3. Proper thermostats:

  • Use well-tested implementations (Bussi, Langevin)

  • Reasonable coupling constants

4. Monitor energy:

Regular checks during simulation:

energy_drift = abs(E[-1] - E[0]) / abs(E[0])
if energy_drift > 1e-3:
    print("WARNING: Significant energy drift!")

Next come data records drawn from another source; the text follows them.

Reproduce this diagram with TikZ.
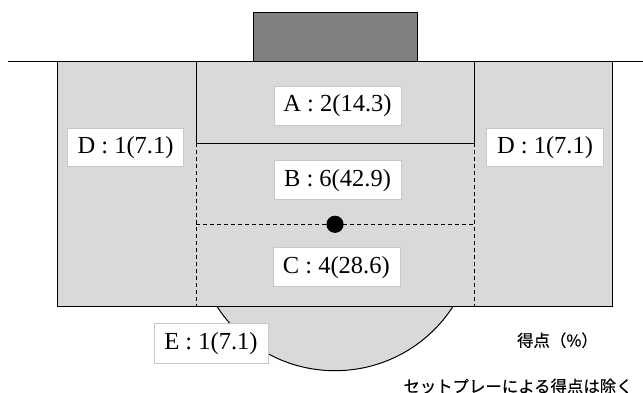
\documentclass[tikz,border=0pt]{standalone}
\usepackage{fontspec}
\setmainfont{Liberation Serif}
\newfontfamily\jpfont[FakeBold=0.4]{Noto Sans CJK JP}
\definecolor{fieldgray}{RGB}{217,217,217}
\definecolor{goalgray}{RGB}{128,128,128}
\definecolor{boxedge}{RGB}{200,200,200}
\begin{document}
\begin{tikzpicture}[x=1pt,y=-1pt,
  outline/.style={draw=black,line width=1pt},
  dashline/.style={draw=black,line width=1pt,dash pattern=on 4pt off 3pt},
  lbl/.style={draw=boxedge,fill=white,line width=0.6pt,inner sep=0pt,
    minimum height=39pt,font=\fontsize{24.5}{28}\selectfont},
  note/.style={inner sep=0pt,font=\jpfont\fontsize{16.4}{18}\selectfont}]
\useasboundingbox (0,0) rectangle (643,393);
% goal line
\draw[line width=1.5pt] (8,61.7) -- (643,61.7);
% goal
\draw[outline,fill=goalgray] (253.7,12.3) rectangle (417,61.7);
% penalty arc
\draw[outline,fill=fieldgray] (335,230.2) circle[radius=140.5];
% penalty area
\draw[outline,fill=fieldgray] (57.7,61.7) rectangle (612.7,306);
% goal area
\draw[outline] (196.3,61.7) -- (196.3,143.3) -- (474,143.3) -- (474,61.7);
\draw[dashline] (196.3,143.3) -- (196.3,306);
\draw[dashline] (474,143.3) -- (474,306);
\draw[dashline] (196.3,224.3) -- (474,224.3);
% penalty spot
\fill[black] (335,224.3) circle[radius=8.6];
% labels
\node[lbl,minimum width=127pt] (A) at (337.5,105.5) {A : 2(14.3)};
\node[lbl,minimum width=127pt] (B) at (337.5,180.3) {B : 6(42.9)};
\node[lbl,minimum width=127pt] (C) at (336.3,267.2) {C : 4(28.6)};
\node[lbl,minimum width=115.6pt,minimum height=38pt] (DL) at (125.5,147.7) {D : 1(7.1)};
\node[lbl,minimum width=116.6pt,minimum height=38pt] (DR) at (545,147.7) {D : 1(7.1)};
\node[lbl,minimum width=114pt,minimum height=40pt] (E) at (211,343.2) {E : 1(7.1)};
\node[note] (legend) at (557.5,340.3) {得点（\%）};
\node[note] (remark) at (518,386.2) {セットプレーによる得点は除く};
\end{tikzpicture}
\end{document}
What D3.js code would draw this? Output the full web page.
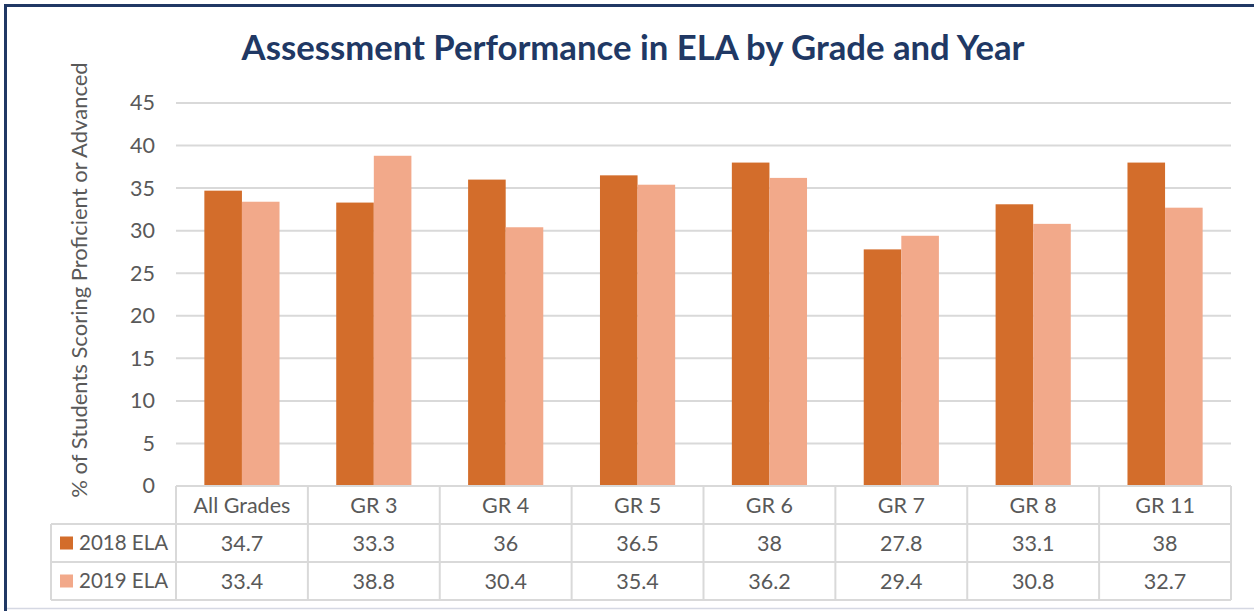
<!DOCTYPE html>
<html>
<head>
<meta charset="utf-8">
<script src="https://cdn.jsdelivr.net/npm/d3@7"></script>
<style>
  html, body { margin: 0; padding: 0; background: #fff; }
  svg { display: block; }
  text { font-family: Lato, "Open Sans", sans-serif; }
</style>
</head>
<body>
<svg id="chart" width="1254" height="611"></svg>
<script>
// Categories and series
const categories = ["All Grades", "GR 3", "GR 4", "GR 5", "GR 6", "GR 7", "GR 8", "GR 11"];
const seriesNames = ["2018 ELA", "2019 ELA"];
const values2018 = [34.7, 33.3, 36, 36.5, 38, 27.8, 33.1, 38];
const values2019 = [33.4, 38.8, 30.4, 35.4, 36.2, 29.4, 30.8, 32.7];
const yTicks = [0, 5, 10, 15, 20, 25, 30, 35, 40, 45];
const colors = ["#D36D2B", "#F2A98A"];

const series = [values2018, values2019];

const W = 1254, H = 611;
const plot = { left: 176, right: 1231, top: 103, bottom: 486 };
const rowH = 38;
const legendLeft = 51;
const labelSize = 21.5;

const svg = d3.select("#chart");

// Frame
svg.append("rect").attr("x", 0).attr("y", 0).attr("width", W).attr("height", H).attr("fill", "#fff");
svg.append("line").attr("x1", 4).attr("x2", W).attr("y1", 5.5).attr("y2", 5.5)
  .attr("stroke", "#203864").attr("stroke-width", 3);
svg.append("line").attr("x1", 5.5).attr("x2", 5.5).attr("y1", 4).attr("y2", H)
  .attr("stroke", "#203864").attr("stroke-width", 3);
svg.append("line").attr("x1", 7).attr("x2", W).attr("y1", 608.5).attr("y2", 608.5)
  .attr("stroke", "#D5D8E3").attr("stroke-width", 1.5);

// Title
svg.append("text")
  .attr("x", 633).attr("y", 60)
  .attr("text-anchor", "middle")
  .attr("font-size", 34.7).attr("font-weight", 700)
  .attr("fill", "#203864")
  .text("Assessment Performance in ELA by Grade and Year");

// Scales
const x = d3.scaleBand().domain(categories).range([plot.left, plot.right]);
const y = d3.scaleLinear().domain([0, 45]).range([plot.bottom, plot.top]);
const barW = x.bandwidth() * 0.285;
const sub = d3.scaleBand().domain(seriesNames).range([0, barW * 2]);

// Gridlines
svg.append("g").selectAll("line").data(yTicks.filter(t => t > 0)).join("line")
  .attr("x1", plot.left).attr("x2", plot.right)
  .attr("y1", d => y(d)).attr("y2", d => y(d))
  .attr("stroke", "#D9D9D9").attr("stroke-width", 2);

// Y axis tick labels
const yAxis = d3.axisLeft(y).tickValues(yTicks).tickSize(0).tickPadding(0);
const gy = svg.append("g").attr("transform", `translate(155,0)`).call(yAxis);
gy.select(".domain").remove();
gy.selectAll("text").attr("font-size", labelSize).attr("fill", "#595959")
  .attr("font-family", "Lato, 'Open Sans', sans-serif");

// Y axis title
svg.append("text")
  .attr("transform", `translate(87,280) rotate(-90)`)
  .attr("text-anchor", "middle")
  .attr("font-size", 22).attr("fill", "#595959")
  .text("% of Students Scoring Proficient or Advanced");

// Bars
const groups = svg.append("g").selectAll("g").data(categories).join("g")
  .attr("transform", d => `translate(${x(d) + (x.bandwidth() - barW * 2) / 2},0)`);
groups.selectAll("rect")
  .data((d, i) => seriesNames.map((s, k) => ({ s, v: series[k][i], k })))
  .join("rect")
  .attr("x", d => sub(d.s))
  .attr("width", sub.bandwidth())
  .attr("y", d => y(d.v))
  .attr("height", d => y(0) - y(d.v))
  .attr("fill", d => colors[d.k]);

// Data table
const tbl = svg.append("g");
const gridColor = "#D9D9D9";
const tTop = plot.bottom, r1 = tTop + rowH, r2 = r1 + rowH, r3 = r2 + rowH;

// horizontal lines
tbl.append("line").attr("x1", plot.left).attr("x2", plot.right).attr("y1", tTop).attr("y2", tTop)
  .attr("stroke", gridColor).attr("stroke-width", 2);
[r1, r2, r3].forEach(yy => tbl.append("line")
  .attr("x1", legendLeft).attr("x2", plot.right).attr("y1", yy).attr("y2", yy)
  .attr("stroke", gridColor).attr("stroke-width", 2));
// vertical lines
const vx = categories.map(c => x(c)).concat([plot.right]);
tbl.selectAll("line.v").data(vx).join("line").attr("class", "v")
  .attr("x1", d => d).attr("x2", d => d).attr("y1", tTop).attr("y2", r3)
  .attr("stroke", gridColor).attr("stroke-width", 2);
tbl.append("line").attr("x1", legendLeft).attr("x2", legendLeft).attr("y1", r1).attr("y2", r3)
  .attr("stroke", gridColor).attr("stroke-width", 2);

// header row: category names
tbl.selectAll("text.cat").data(categories).join("text").attr("class", "cat")
  .attr("x", d => x(d) + x.bandwidth() / 2).attr("y", tTop + rowH / 2)
  .attr("dy", "0.36em").attr("text-anchor", "middle")
  .attr("font-size", labelSize).attr("fill", "#595959")
  .text(d => d);

// value rows with legend keys
seriesNames.forEach((name, k) => {
  const rowY = r1 + k * rowH;
  tbl.append("rect").attr("x", 60).attr("y", rowY + rowH / 2 - 6.5)
    .attr("width", 13).attr("height", 13).attr("fill", colors[k]);
  tbl.append("text").attr("x", 79).attr("y", rowY + rowH / 2).attr("dy", "0.36em")
    .attr("font-size", 20.5).attr("fill", "#595959").text(name);
  tbl.selectAll(`text.val${k}`).data(series[k]).join("text").attr("class", `val${k}`)
    .attr("x", (d, i) => x(categories[i]) + x.bandwidth() / 2).attr("y", rowY + rowH / 2)
    .attr("dy", "0.36em").attr("text-anchor", "middle")
    .attr("font-size", labelSize).attr("fill", "#595959")
    .text(d => d);
});
</script>
</body>
</html>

Energy Analysis in Practice

Monitoring Energy Components

Track all components:

import numpy as np

data = np.loadtxt('energy_tracker.txt', skiprows=1, delimiter='\t')

time = data[:, 0]
E_kin = data[:, 1]
E_pot = data[:, 2]
E_cav = data[:, 3]
E_coup = data[:, 4]
E_self = data[:, 5]
E_tot = data[:, 6]

# Check conservation
drift = (E_tot[-1] - E_tot[0]) / E_tot[0]
print(f"Energy drift: {drift*100:.4f}%")

Expected behavior:

  • NVE: Total energy constant

  • NVT: Total energy fluctuates, temperature constant

  • Components exchange energy dynamically

Energy Equipartition

At equilibrium:

\[\langle E_{\text{kinetic}}^{\text{mol}} \rangle = \frac{3}{2}Nk_BT\]

Check:

T_kinetic = 2 * np.mean(E_kin) / (3 * N * k_B)
T_target = 100.0  # K

if abs(T_kinetic - T_target) / T_target < 0.05:
    print("Equipartition satisfied")

Virial and Pressure

Virial theorem:

For bound systems at equilibrium:

\[2\langle E_{\text{kinetic}} \rangle = -\langle \vec{r} \cdot \vec{F} \rangle\]

Cavity contribution to pressure:

\[P_{\text{cavity}} = \frac{1}{3V}\left\langle \sum_\lambda K_\lambda \tilde{q}_{0,\lambda}^2 \right\rangle\]

Usually negligible compared to molecular pressure.